If a workload refers to a ContainerPatch which does not exist, the injection will explicitly fail and log the failure.

Example

apiVersion: apps/v1
kind: Deployment
metadata:
  namespace: app-ns
  name: app-deployment
spec:
  replicas: 1
  selector:
    matchLabels:
      app: app-deployment
  template:
    metadata:
      labels:
        app: app-deployment
      annotations:
        kuma.io/container-patches: container-patch-1,container-patch-2
    spec: [...]

Default patches

You can configure kuma-cp to apply the list of default patches for workloads which don’t specify their own patches by modifying the containerPatches value from the kuma-dp configuration:

[...]
runtime:
  kubernetes:
    injector:
      containerPatches: [ ]
[...]

If you specify the list of default patches (i.e. ["default-patch-1", "default-patch-2]) but your workload will be annotated with its own list of patches (i.e. ["pod-patch-1", "pod-patch-2]) only the latter will be applied.

Example

kumactl install control-plane --env-var "KUMA_RUNTIME_KUBERNETES_INJECTOR_CONTAINER_PATCHES=patch1,patch2"

Error modes and validation

When applying ContainerPatch Kuma will validate that the rendered container spec meets the Kubernetes specification. Kuma will not validate that it is a sane configuration.

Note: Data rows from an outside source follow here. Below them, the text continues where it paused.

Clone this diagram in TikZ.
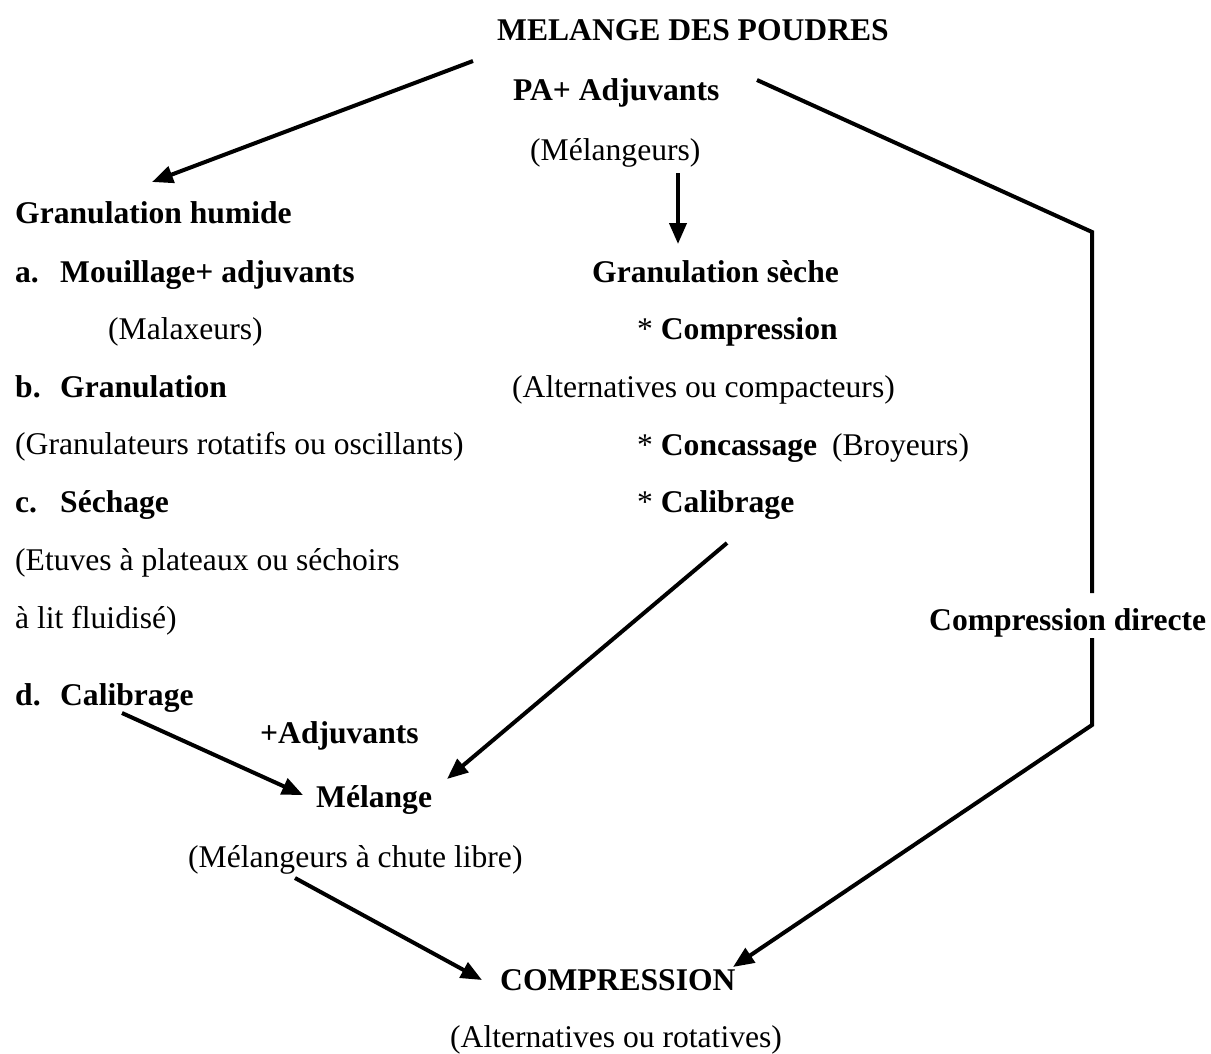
\documentclass[tikz,border=0pt]{standalone}
\usepackage{fontspec}
\setmainfont{Liberation Serif}
\usetikzlibrary{arrows.meta}
\tikzset{
  txt/.style={anchor=base west, inner sep=0pt, font=\fontsize{31.6}{38}\selectfont},
  btxt/.style={txt, font=\fontsize{31.6}{38}\selectfont\bfseries},
  conn/.style={line width=4pt, line cap=butt, line join=miter},
  arr/.style={conn, -{Triangle[length=21pt,width=17pt]}}
}
\begin{document}
\begin{tikzpicture}[x=1pt,y=-1pt]
\useasboundingbox (0,0) rectangle (1211,1053);
% centre column
\node[btxt] (mdp) at (497,40) {MELANGE DES POUDRES};
\node[btxt] (pa) at (513,100) {PA+ Adjuvants};
\node[txt] (mel) at (530,160) {(Mélangeurs)};
% left column
\node[btxt] (gh) at (15,223) {Granulation humide};
\node[btxt] (ia) at (15,282) {\makebox[45pt][l]{a.}Mouillage+ adjuvants};
\node[txt] (mal) at (108,339) {(Malaxeurs)};
\node[btxt] (ib) at (15,397) {\makebox[45pt][l]{b.}Granulation};
\node[txt] (gro) at (15,454) {(Granulateurs rotatifs ou oscillants)};
\node[btxt] (ic) at (15,512) {\makebox[45pt][l]{c.}Séchage};
\node[txt] (etu) at (15,570) {(Etuves à plateaux ou séchoirs};
\node[txt] (lit) at (15,628) {à lit fluidisé)};
\node[btxt] (id) at (15,705) {\makebox[45pt][l]{d.}Calibrage};
\node[btxt] (adj) at (260,743) {+Adjuvants};
\node[btxt] (mg) at (316,807) {Mélange};
\node[txt] (mcl) at (188,867) {(Mélangeurs à chute libre)};
\node[btxt] (comp) at (500,990) {COMPRESSION};
\node[txt] (alt) at (450,1047) {(Alternatives ou rotatives)};
% right column
\node[btxt] (gs) at (592,282) {Granulation sèche};
\node[txt] (sc1) at (637,339) {* \textbf{Compression}};
\node[txt] (ac) at (512,397) {(Alternatives ou compacteurs)};
\node[txt] (sc2) at (637,455) {* \textbf{Concassage}\hspace{15pt}(Broyeurs)};
\node[txt] (sc3) at (637,512) {* \textbf{Calibrage}};
\node[btxt] (cd) at (929,630) {Compression directe};
% connector end points
\coordinate (hA) at (473,61);
\coordinate (hB) at (152,182);
\coordinate (dA) at (678,173);
\coordinate (dB) at (678,244);
\coordinate (rA) at (757,80);
\coordinate (rB) at (1092,232);
\coordinate (rC) at (1092,593);
\coordinate (rD) at (1092,638);
\coordinate (rE) at (1092,725);
\coordinate (rF) at (733,967);
\coordinate (sA) at (727,543);
\coordinate (sB) at (447,779);
\coordinate (cA) at (122,713);
\coordinate (cB) at (303,795);
\coordinate (mA) at (295,878);
\coordinate (mB) at (482,980);
% connectors
\draw[arr] (hA) -- (hB);
\draw[arr] (dA) -- (dB);
\draw[conn] (rA) -- (rB) -- (rC);
\draw[arr] (rD) -- (rE) -- (rF);
\draw[arr] (sA) -- (sB);
\draw[arr] (cA) -- (cB);
\draw[arr] (mA) -- (mB);
\end{tikzpicture}
\end{document}
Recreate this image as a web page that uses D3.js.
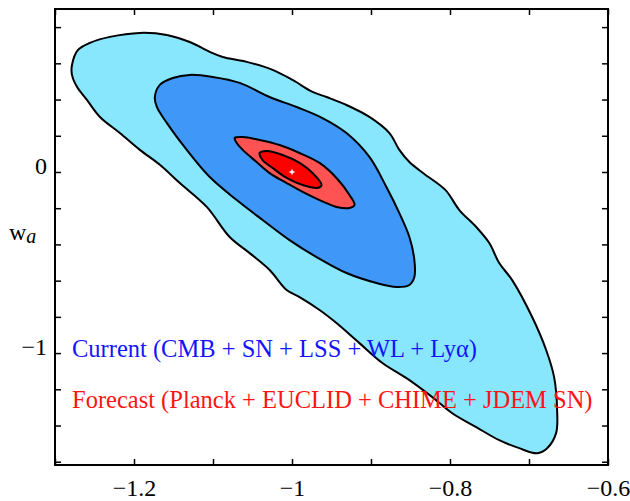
<!DOCTYPE html>
<html>
<head>
<meta charset="utf-8">
<script src="https://cdn.jsdelivr.net/npm/d3@7"></script>
<style>
  body { margin: 0; background: #fff; }
  svg text { font-family: "Liberation Serif", "Times New Roman", serif; }
</style>
</head>
<body>
<div id="chart"></div>
<script>
const width = 630;
const height = 501;
const margin = { top: 9, right: 22, bottom: 36, left: 55 };

// contour outlines, (w0, wa) pairs
const current95 = [
  [-1.2785, 0.591], [-1.2709, 0.674], [-1.2558, 0.713], [-1.2305, 0.746], [-1.1926, 0.768],
  [-1.1585, 0.757], [-1.1294, 0.718], [-1.1041, 0.663], [-1.0877, 0.635], [-1.0574, 0.608],
  [-1.0245, 0.564], [-0.9993, 0.508], [-0.9740, 0.442], [-0.9563, 0.414], [-0.9310, 0.370],
  [-0.9020, 0.304], [-0.8767, 0.215], [-0.8641, 0.122], [-0.8514, 0.055], [-0.8325, -0.011],
  [-0.8059, -0.099], [-0.7882, -0.210], [-0.7668, -0.304], [-0.7503, -0.392], [-0.7377, -0.503],
  [-0.7213, -0.597], [-0.6960, -0.801], [-0.6783, -0.983], [-0.6682, -1.133], [-0.6644, -1.315],
  [-0.6657, -1.442], [-0.6770, -1.525], [-0.6897, -1.553], [-0.7124, -1.525], [-0.7377, -1.481],
  [-0.7668, -1.409], [-0.7971, -1.332], [-0.8224, -1.243], [-0.8514, -1.149], [-0.8855, -1.055],
  [-0.9146, -0.945], [-0.9437, -0.834], [-0.9651, -0.762], [-0.9904, -0.691], [-1.0068, -0.652],
  [-1.0283, -0.541], [-1.0536, -0.448], [-1.0789, -0.359], [-1.1079, -0.193], [-1.1420, -0.061],
  [-1.1673, 0.040], [-1.1926, 0.122], [-1.2179, 0.215], [-1.2431, 0.304], [-1.2596, 0.398],
  [-1.2722, 0.470], [-1.2785, 0.536]
];

const current68 = [
  [-1.1736, 0.414], [-1.1673, 0.481], [-1.1509, 0.519], [-1.1294, 0.536], [-1.1004, 0.525],
  [-1.0662, 0.492], [-1.0283, 0.414], [-0.9942, 0.359], [-0.9614, 0.298], [-0.9310, 0.215],
  [-0.9020, 0.083], [-0.8805, -0.083], [-0.8641, -0.227], [-0.8514, -0.359], [-0.8451, -0.486],
  [-0.8451, -0.580], [-0.8514, -0.624], [-0.8678, -0.635], [-0.8931, -0.613], [-0.9310, -0.558],
  [-0.9689, -0.470], [-1.0031, -0.376], [-1.0372, -0.265], [-1.0700, -0.155], [-1.1041, -0.028],
  [-1.1332, 0.122], [-1.1585, 0.271], [-1.1711, 0.359]
];

const forecast95 = [
  [-1.0726, 0.188], [-1.0624, 0.193], [-1.0410, 0.177], [-1.0157, 0.149], [-0.9904, 0.105],
  [-0.9651, 0.050], [-0.9437, -0.033], [-0.9272, -0.127], [-0.9209, -0.182], [-0.9272, -0.199],
  [-0.9437, -0.193], [-0.9651, -0.155], [-0.9866, -0.110], [-1.0068, -0.061], [-1.0283, -0.006],
  [-1.0448, 0.055], [-1.0624, 0.122], [-1.0700, 0.160]
];

const forecast68 = [
  [-1.0410, 0.105], [-1.0321, 0.116], [-1.0119, 0.094], [-0.9904, 0.050], [-0.9740, -0.006],
  [-0.9626, -0.072], [-0.9677, -0.088], [-0.9866, -0.072], [-1.0068, -0.033], [-1.0245, 0.022],
  [-1.0372, 0.066]
];

const fiducial = [-1, 0];

const xTicks = [-1.3, -1.2, -1.1, -1.0, -0.9, -0.8, -0.7, -0.6];
const xLabels = { "-1.2": "\u22121.2", "-1": "\u22121", "-0.8": "\u22120.8", "-0.6": "\u22120.6" };
const yTicks = [0.8, 0.6, 0.4, 0.2, 0, -0.2, -0.4, -0.6, -0.8, -1.0, -1.2, -1.4, -1.6];
const yLabels = { "0": "0", "-1": "\u22121" };

const legendLines = [
  { text: "Current (CMB + SN + LSS + WL + Ly\u03b1)", color: "#1414ff" },
  { text: "Forecast (Planck + EUCLID + CHIME + JDEM SN)", color: "#ff1414" }
];

const svg = d3.select("#chart")
  .append("svg")
  .attr("width", width)
  .attr("height", height);

const x = d3.scaleLinear()
  .domain([-1.3, -0.6])
  .range([margin.left, width - margin.right]);

const y = d3.scaleLinear()
  .domain([-1.618, 0.9])
  .range([height - margin.bottom, margin.top]);

const line = d3.line()
  .x(d => x(d[0]))
  .y(d => y(d[1]))
  .curve(d3.curveCatmullRomClosed.alpha(0.5));

const contours = [
  { pts: current95, fill: "#88e6fd" },
  { pts: current68, fill: "#3f97f7" },
  { pts: forecast95, fill: "#ff5252" },
  { pts: forecast68, fill: "#ff0000" }
];

svg.selectAll("path.contour")
  .data(contours)
  .enter().append("path")
  .attr("class", "contour")
  .attr("d", d => line(d.pts))
  .attr("fill", d => d.fill)
  .attr("stroke", "#000")
  .attr("stroke-width", 2)
  .attr("stroke-linejoin", "round");

// white cross at fiducial point
const fx = x(fiducial[0]), fy = y(fiducial[1]);
svg.append("path")
  .attr("d", `M${fx - 2.5},${fy}H${fx + 2.5}M${fx},${fy - 2.5}V${fy + 2.5}`)
  .attr("stroke", "#fff")
  .attr("stroke-width", 1.5);

// axes, ticks pointing inward
const fmtX = d => xLabels[String(+d.toFixed(1))] || "";
const fmtY = d => yLabels[String(+d.toFixed(1))] || "";

svg.append("g")
  .attr("transform", `translate(0,${height - margin.bottom})`)
  .call(d3.axisBottom(x).tickValues(xTicks).tickSize(-6).tickPadding(14).tickFormat(fmtX));

svg.append("g")
  .attr("transform", `translate(0,${margin.top})`)
  .call(d3.axisTop(x).tickValues(xTicks).tickSize(-6).tickFormat(""));

const leftAxis = svg.append("g")
  .attr("transform", `translate(${margin.left},0)`)
  .call(d3.axisLeft(y).tickValues(yTicks).tickSize(-6).tickPadding(8).tickFormat(fmtY));

svg.append("g")
  .attr("transform", `translate(${width - margin.right},0)`)
  .call(d3.axisRight(y).tickValues(yTicks).tickSize(-6).tickFormat(""));

svg.selectAll(".tick line").attr("stroke", "#000").attr("stroke-width", 1.5);
svg.selectAll(".domain").remove();
svg.selectAll(".tick text")
  .attr("fill", "#000")
  .style("font-family", "'Liberation Serif', serif")
  .style("font-size", "24px");
leftAxis.selectAll(".tick text").attr("dy", "0.05em");

// frame
svg.append("rect")
  .attr("x", margin.left)
  .attr("y", margin.top)
  .attr("width", width - margin.left - margin.right)
  .attr("height", height - margin.top - margin.bottom)
  .attr("fill", "none")
  .attr("stroke", "#000")
  .attr("stroke-width", 2);

// y axis title
const yt = svg.append("text")
  .attr("x", 9)
  .attr("y", 240)
  .style("font-size", "24px")
  .attr("fill", "#000");
yt.append("tspan").text("w");
yt.append("tspan").attr("dy", 3).style("font-style", "italic").style("font-size", "20px").text("a");

// legend text
svg.selectAll("text.legend")
  .data(legendLines)
  .enter().append("text")
  .attr("class", "legend")
  .attr("x", 72)
  .attr("y", (d, i) => 357 + i * 51)
  .attr("fill", d => d.color)
  .style("font-size", "24.5px")
  .text(d => d.text);
</script>
</body>
</html>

If a workload refers to a ContainerPatch which does not exist, the injection will explicitly fail and log the failure.

Direct access to services

By default, on Kubernetes data plane proxies communicate with each other by leveraging the ClusterIP address of the Service resources. Also by default, any request made to another service is automatically load balanced client-side by the data plane proxy that originates the request (they are load balanced by the local Envoy proxy sidecar proxy).

There are situations where we may want to bypass the client-side load balancing and directly access services by using their IP address (ie: in the case of Prometheus wanting to scrape metrics from services by their individual IP address).

When an originating service wants to directly consume other services by their IP address, the originating service’s Deployment resource must include the following annotation:

kuma.io/direct-access-services: Service1, Service2, ServiceN

Where the value is a comma separated list of Kuma services that will be consumed directly. For example:

apiVersion: apps/v1
kind: Deployment
metadata:
  name: example-app
  namespace: kuma-example
spec:
  ...
  template:
    metadata:
      ...
      annotations:
        kuma.io/direct-access-services: "backend_example_svc_1234,backend_example_svc_1235"
    spec:
      containers:
        ...

We can also use * to indicate direct access to every service in the Mesh:

kuma.io/direct-access-services: *

Using * to directly access every service is a resource intensive operation, so we must use it carefully.